>>>

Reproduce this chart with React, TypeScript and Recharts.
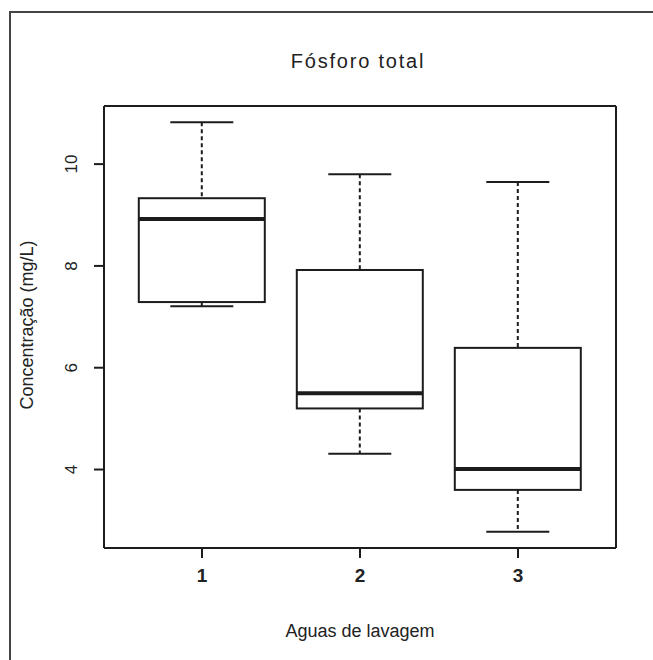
import { ComposedChart, Bar, XAxis, YAxis, Label, CartesianGrid } from 'recharts';

// Resumo dos boxplots (fósforo total, mg/L) por água de lavagem
const grupos = ['1', '2', '3'];
const minimo = [7.21, 4.31, 2.78];
const quartil1 = [7.29, 5.2, 3.6];
const mediana = [8.92, 5.5, 4.01];
const quartil3 = [9.33, 7.92, 6.39];
const maximo = [10.82, 9.8, 9.65];
const yTicks = [4, 6, 8, 10];

const FONT = '"Liberation Sans", Arial, sans-serif';
const INK = '#1c1c1c';
const TEXT = '#222';

const data = grupos.map((g, i) => ({
  grupo: g,
  faixa: [minimo[i], maximo[i]],
  min: minimo[i],
  q1: quartil1[i],
  med: mediana[i],
  q3: quartil3[i],
  max: maximo[i],
}));

// eixo y como no R: faixa dos dados ampliada 4% de cada lado
const lo = Math.min(...minimo);
const hi = Math.max(...maximo);
const yDomain: [number, number] = [lo - 0.04 * (hi - lo), hi + 0.04 * (hi - lo)];

function BoxShape(props: any) {
  const { x, y, width, height, payload } = props;
  const top = Math.min(y, y + height);
  const bottom = Math.max(y, y + height);
  const py = (v: number) => bottom - ((v - payload.min) / (payload.max - payload.min)) * (bottom - top);
  const cx = x + width / 2;
  const cap = width / 4;
  return (
    <g>
      <line x1={cx} x2={cx} y1={py(payload.max)} y2={py(payload.q3)} stroke={INK} strokeWidth={2} strokeDasharray="4 3" />
      <line x1={cx} x2={cx} y1={py(payload.q1)} y2={py(payload.min)} stroke={INK} strokeWidth={2} strokeDasharray="4 3" />
      <line x1={cx - cap} x2={cx + cap} y1={py(payload.max)} y2={py(payload.max)} stroke={INK} strokeWidth={2} />
      <line x1={cx - cap} x2={cx + cap} y1={py(payload.min)} y2={py(payload.min)} stroke={INK} strokeWidth={2} />
      <rect x={x} y={py(payload.q3)} width={width} height={py(payload.q1) - py(payload.q3)} fill="#fff" stroke={INK} strokeWidth={2} />
      <line x1={x} x2={x + width} y1={py(payload.med)} y2={py(payload.med)} stroke={INK} strokeWidth={4} />
    </g>
  );
}

const YTick = ({ x, y, payload }: any) => (
  <text x={x} y={y} transform={`rotate(-90 ${x} ${y})`} textAnchor="middle" fontSize={17} fill={TEXT} fontFamily={FONT}>
    {payload.value}
  </text>
);

const XTick = ({ x, y, payload }: any) => (
  <text x={x} y={y} textAnchor="middle" fontSize={19} fontWeight="bold" fill={TEXT} fontFamily={FONT}>
    {payload.value}
  </text>
);

const Titulo = ({ viewBox }: any) => (
  <text x={viewBox.x + viewBox.width / 2 - 2} y={68} textAnchor="middle" fontSize={20} letterSpacing={1.8} fill={TEXT} fontFamily={FONT}>
    Fósforo total
  </text>
);

const RotuloX = ({ viewBox }: any) => (
  <text x={viewBox.x + viewBox.width / 2} y={viewBox.y + 89} textAnchor="middle" fontSize={18} fill={TEXT} fontFamily={FONT}>
    Aguas de lavagem
  </text>
);

const RotuloY = ({ viewBox }: any) => {
  const cx = 33;
  const cy = viewBox.y + viewBox.height / 2 - 2;
  return (
    <text x={cx} y={cy} transform={`rotate(-90 ${cx} ${cy})`} textAnchor="middle" fontSize={18} fill={TEXT} fontFamily={FONT}>
      Concentração (mg/L)
    </text>
  );
};

// moldura da área de plotagem: linhas nas bordas
const bordasH = ({ offset }: any) => [offset.top, offset.top + offset.height];
const bordasV = ({ offset }: any) => [offset.left, offset.left + offset.width];

export default function App() {
  const line = { stroke: INK, strokeWidth: 2 };
  return (
    <div style={{ position: 'absolute', left: 0, top: 0, width: 653, height: 660, overflow: 'hidden', background: '#fff' }}>
      <div
        style={{
          position: 'absolute',
          left: 9,
          top: 11,
          width: 700,
          height: 700,
          borderLeft: '2px solid #444',
          borderTop: '2px solid #444',
        }}
      />
      <div style={{ position: 'absolute', left: 0, top: 0 }}>
        <ComposedChart width={653} height={660} data={data} margin={{ top: 106, right: 37, bottom: 52, left: 44 }} barCategoryGap="10%">
          <CartesianGrid
            stroke={INK}
            strokeWidth={2}
            fill="none"
            horizontalCoordinatesGenerator={bordasH}
            verticalCoordinatesGenerator={bordasV}
          />
          <XAxis
            dataKey="grupo"
            height={60}
            padding={{ left: 19, right: 19 }}
            axisLine={line}
            tickLine={line}
            tickSize={10}
            tickMargin={24}
            tick={<XTick />}
          >
            <Label content={<RotuloX />} />
            <Label content={<Titulo />} />
          </XAxis>
          <YAxis
            width={60}
            domain={yDomain}
            ticks={yTicks}
            axisLine={line}
            tickLine={line}
            tickSize={10}
            tickMargin={17}
            tick={<YTick />}
          >
            <Label content={<RotuloY />} />
          </YAxis>
          <Bar dataKey="faixa" fill="none" shape={<BoxShape />} isAnimationActive={false} />
        </ComposedChart>
      </div>
    </div>
  );
}
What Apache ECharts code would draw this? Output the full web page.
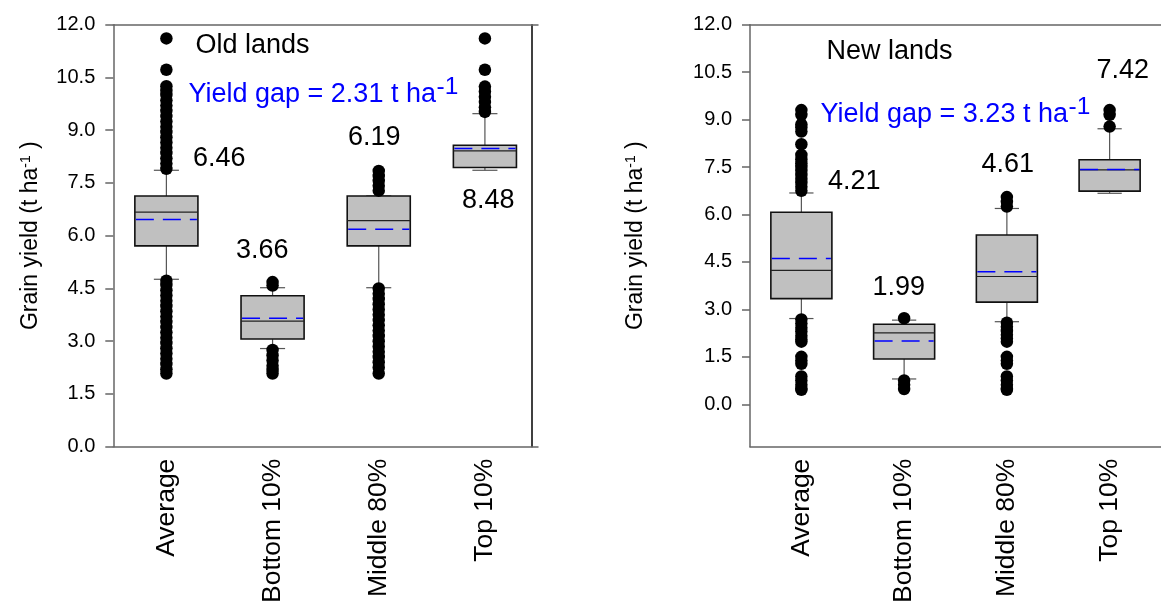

<<<

**Exercise details**
Copy everything in the records above except the pictures, exactly as written.

**The completed task**
Reproduce this chart with React, TypeScript and Recharts.
import { ComposedChart, Bar, XAxis, YAxis, Label, CartesianGrid } from 'recharts';

// Resumo dos boxplots (fósforo total, mg/L) por água de lavagem
const grupos = ['1', '2', '3'];
const minimo = [7.21, 4.31, 2.78];
const quartil1 = [7.29, 5.2, 3.6];
const mediana = [8.92, 5.5, 4.01];
const quartil3 = [9.33, 7.92, 6.39];
const maximo = [10.82, 9.8, 9.65];
const yTicks = [4, 6, 8, 10];

const FONT = '"Liberation Sans", Arial, sans-serif';
const INK = '#1c1c1c';
const TEXT = '#222';

const data = grupos.map((g, i) => ({
  grupo: g,
  faixa: [minimo[i], maximo[i]],
  min: minimo[i],
  q1: quartil1[i],
  med: mediana[i],
  q3: quartil3[i],
  max: maximo[i],
}));

// eixo y como no R: faixa dos dados ampliada 4% de cada lado
const lo = Math.min(...minimo);
const hi = Math.max(...maximo);
const yDomain: [number, number] = [lo - 0.04 * (hi - lo), hi + 0.04 * (hi - lo)];

function BoxShape(props: any) {
  const { x, y, width, height, payload } = props;
  const top = Math.min(y, y + height);
  const bottom = Math.max(y, y + height);
  const py = (v: number) => bottom - ((v - payload.min) / (payload.max - payload.min)) * (bottom - top);
  const cx = x + width / 2;
  const cap = width / 4;
  return (
    <g>
      <line x1={cx} x2={cx} y1={py(payload.max)} y2={py(payload.q3)} stroke={INK} strokeWidth={2} strokeDasharray="4 3" />
      <line x1={cx} x2={cx} y1={py(payload.q1)} y2={py(payload.min)} stroke={INK} strokeWidth={2} strokeDasharray="4 3" />
      <line x1={cx - cap} x2={cx + cap} y1={py(payload.max)} y2={py(payload.max)} stroke={INK} strokeWidth={2} />
      <line x1={cx - cap} x2={cx + cap} y1={py(payload.min)} y2={py(payload.min)} stroke={INK} strokeWidth={2} />
      <rect x={x} y={py(payload.q3)} width={width} height={py(payload.q1) - py(payload.q3)} fill="#fff" stroke={INK} strokeWidth={2} />
      <line x1={x} x2={x + width} y1={py(payload.med)} y2={py(payload.med)} stroke={INK} strokeWidth={4} />
    </g>
  );
}

const YTick = ({ x, y, payload }: any) => (
  <text x={x} y={y} transform={`rotate(-90 ${x} ${y})`} textAnchor="middle" fontSize={17} fill={TEXT} fontFamily={FONT}>
    {payload.value}
  </text>
);

const XTick = ({ x, y, payload }: any) => (
  <text x={x} y={y} textAnchor="middle" fontSize={19} fontWeight="bold" fill={TEXT} fontFamily={FONT}>
    {payload.value}
  </text>
);

const Titulo = ({ viewBox }: any) => (
  <text x={viewBox.x + viewBox.width / 2 - 2} y={68} textAnchor="middle" fontSize={20} letterSpacing={1.8} fill={TEXT} fontFamily={FONT}>
    Fósforo total
  </text>
);

const RotuloX = ({ viewBox }: any) => (
  <text x={viewBox.x + viewBox.width / 2} y={viewBox.y + 89} textAnchor="middle" fontSize={18} fill={TEXT} fontFamily={FONT}>
    Aguas de lavagem
  </text>
);

const RotuloY = ({ viewBox }: any) => {
  const cx = 33;
  const cy = viewBox.y + viewBox.height / 2 - 2;
  return (
    <text x={cx} y={cy} transform={`rotate(-90 ${cx} ${cy})`} textAnchor="middle" fontSize={18} fill={TEXT} fontFamily={FONT}>
      Concentração (mg/L)
    </text>
  );
};

// moldura da área de plotagem: linhas nas bordas
const bordasH = ({ offset }: any) => [offset.top, offset.top + offset.height];
const bordasV = ({ offset }: any) => [offset.left, offset.left + offset.width];

export default function App() {
  const line = { stroke: INK, strokeWidth: 2 };
  return (
    <div style={{ position: 'absolute', left: 0, top: 0, width: 653, height: 660, overflow: 'hidden', background: '#fff' }}>
      <div
        style={{
          position: 'absolute',
          left: 9,
          top: 11,
          width: 700,
          height: 700,
          borderLeft: '2px solid #444',
          borderTop: '2px solid #444',
        }}
      />
      <div style={{ position: 'absolute', left: 0, top: 0 }}>
        <ComposedChart width={653} height={660} data={data} margin={{ top: 106, right: 37, bottom: 52, left: 44 }} barCategoryGap="10%">
          <CartesianGrid
            stroke={INK}
            strokeWidth={2}
            fill="none"
            horizontalCoordinatesGenerator={bordasH}
            verticalCoordinatesGenerator={bordasV}
          />
          <XAxis
            dataKey="grupo"
            height={60}
            padding={{ left: 19, right: 19 }}
            axisLine={line}
            tickLine={line}
            tickSize={10}
            tickMargin={24}
            tick={<XTick />}
          >
            <Label content={<RotuloX />} />
            <Label content={<Titulo />} />
          </XAxis>
          <YAxis
            width={60}
            domain={yDomain}
            ticks={yTicks}
            axisLine={line}
            tickLine={line}
            tickSize={10}
            tickMargin={17}
            tick={<YTick />}
          >
            <Label content={<RotuloY />} />
          </YAxis>
          <Bar dataKey="faixa" fill="none" shape={<BoxShape />} isAnimationActive={false} />
        </ComposedChart>
      </div>
    </div>
  );
}
What Apache ECharts code would draw this? Output the full web page.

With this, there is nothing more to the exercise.